▸ **Task requirements**: Starting at the line that contains "Write the matplotlib code for this chart." and stopping at the line that contains "plt.rcParams['font.family'] = ['Liberation", transcribe every line of the material below exactly; pictures stay out.
══ Data to use ══
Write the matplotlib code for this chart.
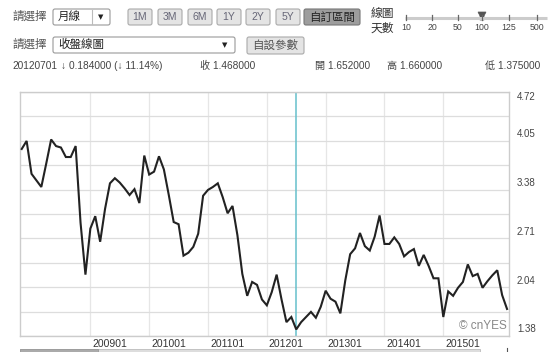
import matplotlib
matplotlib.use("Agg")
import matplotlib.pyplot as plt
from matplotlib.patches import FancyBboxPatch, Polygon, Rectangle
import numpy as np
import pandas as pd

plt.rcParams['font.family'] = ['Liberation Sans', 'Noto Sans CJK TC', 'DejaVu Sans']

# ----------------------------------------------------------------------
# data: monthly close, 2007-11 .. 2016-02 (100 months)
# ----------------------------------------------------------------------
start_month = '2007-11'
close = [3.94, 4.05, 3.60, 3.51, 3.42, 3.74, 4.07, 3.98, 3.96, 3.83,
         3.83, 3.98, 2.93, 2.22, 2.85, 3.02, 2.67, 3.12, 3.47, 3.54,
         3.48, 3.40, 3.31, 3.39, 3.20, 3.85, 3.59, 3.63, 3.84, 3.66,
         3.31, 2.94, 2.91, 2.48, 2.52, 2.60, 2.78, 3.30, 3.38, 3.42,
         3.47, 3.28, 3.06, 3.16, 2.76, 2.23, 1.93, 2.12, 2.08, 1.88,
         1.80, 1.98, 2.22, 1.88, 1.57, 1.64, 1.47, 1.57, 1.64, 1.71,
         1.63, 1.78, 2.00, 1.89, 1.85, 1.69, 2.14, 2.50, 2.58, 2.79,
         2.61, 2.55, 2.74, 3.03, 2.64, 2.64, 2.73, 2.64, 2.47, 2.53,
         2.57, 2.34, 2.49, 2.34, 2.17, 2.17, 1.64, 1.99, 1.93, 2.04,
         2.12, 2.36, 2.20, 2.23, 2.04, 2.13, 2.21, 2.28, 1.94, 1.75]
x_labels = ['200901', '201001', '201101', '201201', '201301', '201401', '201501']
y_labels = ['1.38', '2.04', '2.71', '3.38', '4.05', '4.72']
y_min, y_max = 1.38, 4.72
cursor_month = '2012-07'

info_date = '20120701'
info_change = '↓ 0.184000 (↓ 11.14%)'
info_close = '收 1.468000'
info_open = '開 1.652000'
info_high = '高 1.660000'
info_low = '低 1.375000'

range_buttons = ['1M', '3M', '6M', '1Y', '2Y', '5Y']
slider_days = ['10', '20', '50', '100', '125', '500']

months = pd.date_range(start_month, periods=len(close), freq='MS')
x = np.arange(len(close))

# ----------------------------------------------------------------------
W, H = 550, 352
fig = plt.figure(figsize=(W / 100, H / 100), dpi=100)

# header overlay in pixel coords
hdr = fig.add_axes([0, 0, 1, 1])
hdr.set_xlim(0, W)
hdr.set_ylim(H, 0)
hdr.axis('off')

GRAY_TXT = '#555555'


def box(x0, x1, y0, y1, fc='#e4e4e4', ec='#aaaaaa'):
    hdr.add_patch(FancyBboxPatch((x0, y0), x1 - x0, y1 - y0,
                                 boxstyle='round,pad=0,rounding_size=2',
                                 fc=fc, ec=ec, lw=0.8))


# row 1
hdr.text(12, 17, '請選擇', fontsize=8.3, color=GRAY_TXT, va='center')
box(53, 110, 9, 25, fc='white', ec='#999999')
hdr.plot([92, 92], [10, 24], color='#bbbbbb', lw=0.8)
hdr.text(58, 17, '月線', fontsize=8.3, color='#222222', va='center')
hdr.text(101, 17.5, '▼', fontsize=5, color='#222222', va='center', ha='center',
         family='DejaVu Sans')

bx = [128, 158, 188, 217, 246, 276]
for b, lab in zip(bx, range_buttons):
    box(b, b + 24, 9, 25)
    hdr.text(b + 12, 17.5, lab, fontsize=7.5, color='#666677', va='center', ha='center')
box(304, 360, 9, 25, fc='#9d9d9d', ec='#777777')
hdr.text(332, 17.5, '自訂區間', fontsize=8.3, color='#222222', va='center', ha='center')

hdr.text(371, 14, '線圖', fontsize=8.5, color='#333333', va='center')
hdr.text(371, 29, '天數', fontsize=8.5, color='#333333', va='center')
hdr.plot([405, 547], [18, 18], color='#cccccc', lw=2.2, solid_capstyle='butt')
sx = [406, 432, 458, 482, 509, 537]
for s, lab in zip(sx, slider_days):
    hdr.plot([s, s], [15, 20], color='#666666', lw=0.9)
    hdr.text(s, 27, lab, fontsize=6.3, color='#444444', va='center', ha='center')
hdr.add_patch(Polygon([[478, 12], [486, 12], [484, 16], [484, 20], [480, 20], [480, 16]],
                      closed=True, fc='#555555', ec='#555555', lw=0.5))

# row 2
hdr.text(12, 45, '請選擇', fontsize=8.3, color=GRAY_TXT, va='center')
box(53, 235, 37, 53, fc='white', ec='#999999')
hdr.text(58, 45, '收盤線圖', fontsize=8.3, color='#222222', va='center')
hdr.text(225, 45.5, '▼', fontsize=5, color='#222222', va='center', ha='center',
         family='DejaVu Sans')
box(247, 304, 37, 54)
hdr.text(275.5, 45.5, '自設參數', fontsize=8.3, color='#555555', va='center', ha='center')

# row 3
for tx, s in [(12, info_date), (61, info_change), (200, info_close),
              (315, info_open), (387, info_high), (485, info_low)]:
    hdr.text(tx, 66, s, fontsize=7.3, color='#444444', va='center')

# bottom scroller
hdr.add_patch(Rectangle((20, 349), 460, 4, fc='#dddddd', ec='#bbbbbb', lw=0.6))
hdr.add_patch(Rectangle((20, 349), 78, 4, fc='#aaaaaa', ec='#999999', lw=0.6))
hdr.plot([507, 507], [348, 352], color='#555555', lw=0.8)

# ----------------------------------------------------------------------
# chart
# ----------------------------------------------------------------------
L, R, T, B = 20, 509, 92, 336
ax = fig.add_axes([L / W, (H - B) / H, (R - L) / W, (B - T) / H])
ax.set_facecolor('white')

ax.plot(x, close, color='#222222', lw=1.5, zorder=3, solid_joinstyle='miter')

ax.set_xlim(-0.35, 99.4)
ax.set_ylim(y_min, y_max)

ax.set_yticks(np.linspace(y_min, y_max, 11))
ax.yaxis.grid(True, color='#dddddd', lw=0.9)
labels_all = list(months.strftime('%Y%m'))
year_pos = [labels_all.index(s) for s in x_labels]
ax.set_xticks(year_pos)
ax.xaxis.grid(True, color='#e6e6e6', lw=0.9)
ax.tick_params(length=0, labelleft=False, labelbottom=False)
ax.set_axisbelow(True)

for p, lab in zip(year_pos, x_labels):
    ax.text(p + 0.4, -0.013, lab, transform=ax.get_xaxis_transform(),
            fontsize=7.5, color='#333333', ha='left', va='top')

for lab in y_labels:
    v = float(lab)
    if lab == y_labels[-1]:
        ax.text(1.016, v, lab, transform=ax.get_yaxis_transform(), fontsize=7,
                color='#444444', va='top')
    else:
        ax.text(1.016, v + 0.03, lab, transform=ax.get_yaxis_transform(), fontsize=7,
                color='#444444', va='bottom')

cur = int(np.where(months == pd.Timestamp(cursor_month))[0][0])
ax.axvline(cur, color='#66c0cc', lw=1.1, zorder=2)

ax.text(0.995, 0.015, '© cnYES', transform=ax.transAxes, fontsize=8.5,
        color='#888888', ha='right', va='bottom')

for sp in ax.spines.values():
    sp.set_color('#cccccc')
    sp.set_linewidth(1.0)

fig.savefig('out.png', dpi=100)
═══
══ Data to use ══
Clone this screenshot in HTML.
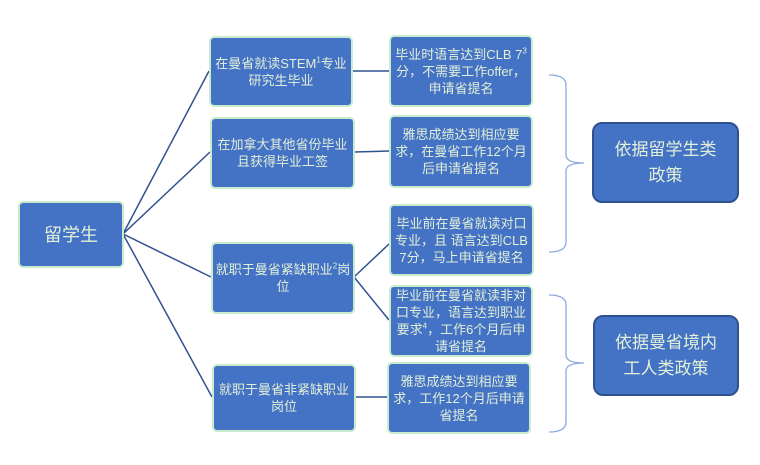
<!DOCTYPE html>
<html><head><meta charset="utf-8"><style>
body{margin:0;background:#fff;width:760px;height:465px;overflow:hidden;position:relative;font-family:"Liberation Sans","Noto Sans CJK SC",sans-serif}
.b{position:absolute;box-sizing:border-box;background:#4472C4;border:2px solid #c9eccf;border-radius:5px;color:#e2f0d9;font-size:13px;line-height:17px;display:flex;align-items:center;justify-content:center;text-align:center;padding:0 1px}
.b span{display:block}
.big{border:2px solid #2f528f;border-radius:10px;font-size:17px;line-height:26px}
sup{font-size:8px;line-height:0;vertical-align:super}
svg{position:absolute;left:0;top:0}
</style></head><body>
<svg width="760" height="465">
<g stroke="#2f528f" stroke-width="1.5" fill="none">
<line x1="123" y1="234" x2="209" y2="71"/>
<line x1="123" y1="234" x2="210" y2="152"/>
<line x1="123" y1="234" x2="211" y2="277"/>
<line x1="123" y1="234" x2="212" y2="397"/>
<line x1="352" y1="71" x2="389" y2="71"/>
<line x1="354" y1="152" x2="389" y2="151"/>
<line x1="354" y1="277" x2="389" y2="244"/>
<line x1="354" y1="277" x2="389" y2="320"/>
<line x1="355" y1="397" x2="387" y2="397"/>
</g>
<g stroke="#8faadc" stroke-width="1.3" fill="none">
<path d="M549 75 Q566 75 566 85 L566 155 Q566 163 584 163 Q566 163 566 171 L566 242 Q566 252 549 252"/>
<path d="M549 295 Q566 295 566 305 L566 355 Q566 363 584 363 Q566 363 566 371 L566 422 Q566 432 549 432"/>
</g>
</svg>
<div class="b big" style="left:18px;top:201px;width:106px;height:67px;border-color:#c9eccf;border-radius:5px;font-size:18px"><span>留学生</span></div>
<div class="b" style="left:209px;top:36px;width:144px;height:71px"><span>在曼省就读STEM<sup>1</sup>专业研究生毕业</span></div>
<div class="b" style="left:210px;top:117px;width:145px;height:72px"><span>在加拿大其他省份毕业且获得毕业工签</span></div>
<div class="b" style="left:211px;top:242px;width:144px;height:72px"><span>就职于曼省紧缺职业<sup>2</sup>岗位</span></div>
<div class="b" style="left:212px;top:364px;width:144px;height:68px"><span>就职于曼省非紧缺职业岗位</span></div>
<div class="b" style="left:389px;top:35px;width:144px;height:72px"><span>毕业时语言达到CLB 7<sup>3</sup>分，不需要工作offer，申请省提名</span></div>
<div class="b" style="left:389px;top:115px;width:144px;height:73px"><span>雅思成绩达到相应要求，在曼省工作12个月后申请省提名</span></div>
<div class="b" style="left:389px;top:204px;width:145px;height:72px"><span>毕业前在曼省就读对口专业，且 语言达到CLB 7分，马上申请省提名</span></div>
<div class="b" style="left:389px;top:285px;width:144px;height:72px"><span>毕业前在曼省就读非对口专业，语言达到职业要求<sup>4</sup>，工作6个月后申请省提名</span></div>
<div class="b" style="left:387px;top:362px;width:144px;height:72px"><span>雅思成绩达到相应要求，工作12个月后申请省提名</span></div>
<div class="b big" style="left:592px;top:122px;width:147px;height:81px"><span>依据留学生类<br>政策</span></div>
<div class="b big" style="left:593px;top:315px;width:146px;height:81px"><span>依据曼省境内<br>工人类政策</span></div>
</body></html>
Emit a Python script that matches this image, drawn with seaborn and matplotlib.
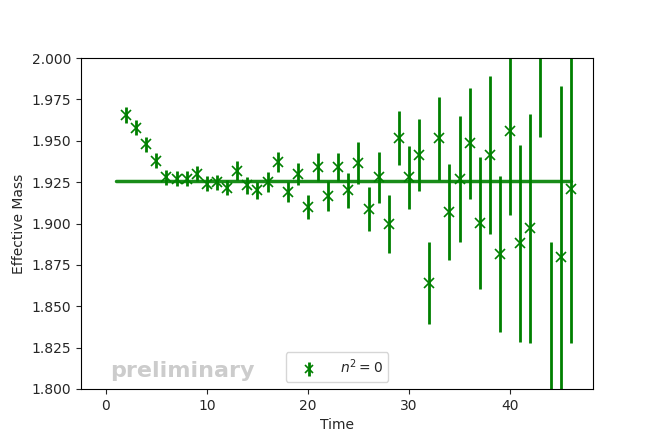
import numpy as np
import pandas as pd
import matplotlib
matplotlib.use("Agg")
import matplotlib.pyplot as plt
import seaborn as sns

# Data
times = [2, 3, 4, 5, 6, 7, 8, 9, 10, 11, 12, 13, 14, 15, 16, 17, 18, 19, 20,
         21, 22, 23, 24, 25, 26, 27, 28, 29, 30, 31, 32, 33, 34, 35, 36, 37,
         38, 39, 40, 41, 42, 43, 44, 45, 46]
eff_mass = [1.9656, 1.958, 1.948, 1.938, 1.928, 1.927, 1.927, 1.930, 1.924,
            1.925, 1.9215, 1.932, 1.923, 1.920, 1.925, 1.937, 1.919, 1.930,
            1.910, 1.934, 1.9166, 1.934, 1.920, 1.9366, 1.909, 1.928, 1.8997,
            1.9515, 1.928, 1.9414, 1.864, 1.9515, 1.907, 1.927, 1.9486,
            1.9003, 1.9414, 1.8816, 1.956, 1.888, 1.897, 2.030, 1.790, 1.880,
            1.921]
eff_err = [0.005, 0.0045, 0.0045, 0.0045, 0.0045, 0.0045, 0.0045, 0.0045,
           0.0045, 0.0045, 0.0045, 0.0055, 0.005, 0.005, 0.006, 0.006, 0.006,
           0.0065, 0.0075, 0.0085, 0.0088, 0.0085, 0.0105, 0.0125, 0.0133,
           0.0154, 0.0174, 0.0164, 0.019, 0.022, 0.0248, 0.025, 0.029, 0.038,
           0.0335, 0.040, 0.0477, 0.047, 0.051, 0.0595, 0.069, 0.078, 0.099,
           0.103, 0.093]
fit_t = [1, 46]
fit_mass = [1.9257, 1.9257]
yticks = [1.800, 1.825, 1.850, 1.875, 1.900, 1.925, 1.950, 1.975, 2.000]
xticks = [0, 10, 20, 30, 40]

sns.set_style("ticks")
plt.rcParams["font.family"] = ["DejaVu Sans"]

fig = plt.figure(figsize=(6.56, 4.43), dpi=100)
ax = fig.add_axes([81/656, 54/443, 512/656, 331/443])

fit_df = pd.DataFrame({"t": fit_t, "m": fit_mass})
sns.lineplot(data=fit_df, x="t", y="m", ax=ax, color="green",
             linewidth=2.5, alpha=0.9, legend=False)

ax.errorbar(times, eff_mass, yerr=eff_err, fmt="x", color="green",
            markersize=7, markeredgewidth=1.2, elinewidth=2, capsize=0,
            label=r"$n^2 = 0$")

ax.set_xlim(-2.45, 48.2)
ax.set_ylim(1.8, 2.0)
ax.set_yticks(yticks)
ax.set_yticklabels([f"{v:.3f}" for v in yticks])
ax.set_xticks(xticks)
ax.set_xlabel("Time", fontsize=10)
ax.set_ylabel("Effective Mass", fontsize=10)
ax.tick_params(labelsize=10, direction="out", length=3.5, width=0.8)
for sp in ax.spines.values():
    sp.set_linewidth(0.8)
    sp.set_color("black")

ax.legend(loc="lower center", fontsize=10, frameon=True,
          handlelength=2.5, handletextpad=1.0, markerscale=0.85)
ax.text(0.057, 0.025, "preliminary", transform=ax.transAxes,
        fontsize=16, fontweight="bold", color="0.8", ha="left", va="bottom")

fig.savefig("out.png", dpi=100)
═══
══ Data to use ══
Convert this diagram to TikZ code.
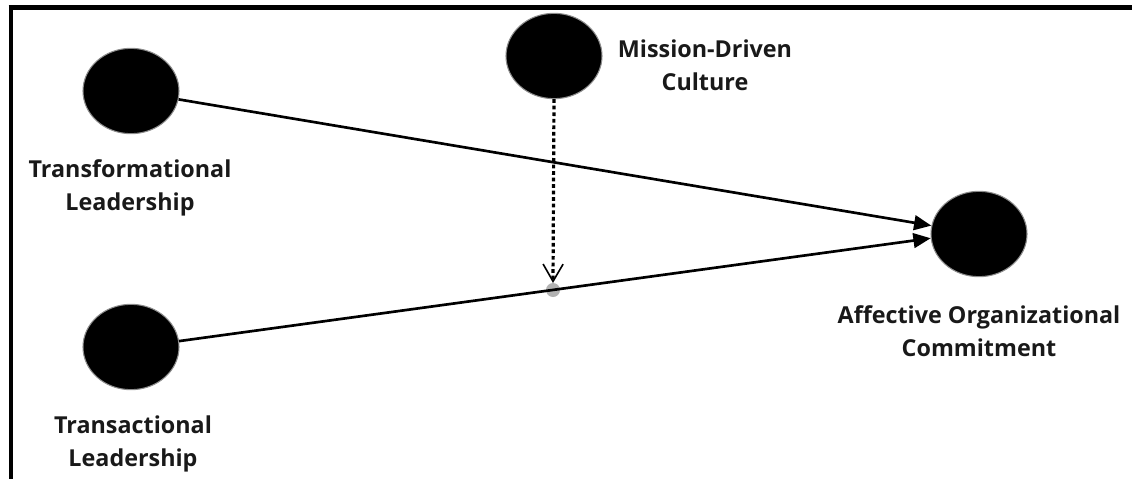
═══
▸ **Task output**:
Write the matplotlib code for this chart.
import matplotlib
matplotlib.use("Agg")
import matplotlib.pyplot as plt
from matplotlib.patches import FancyBboxPatch, Polygon, Rectangle
import numpy as np
import pandas as pd

plt.rcParams['font.family'] = ['Liberation Sans', 'Noto Sans CJK TC', 'DejaVu Sans']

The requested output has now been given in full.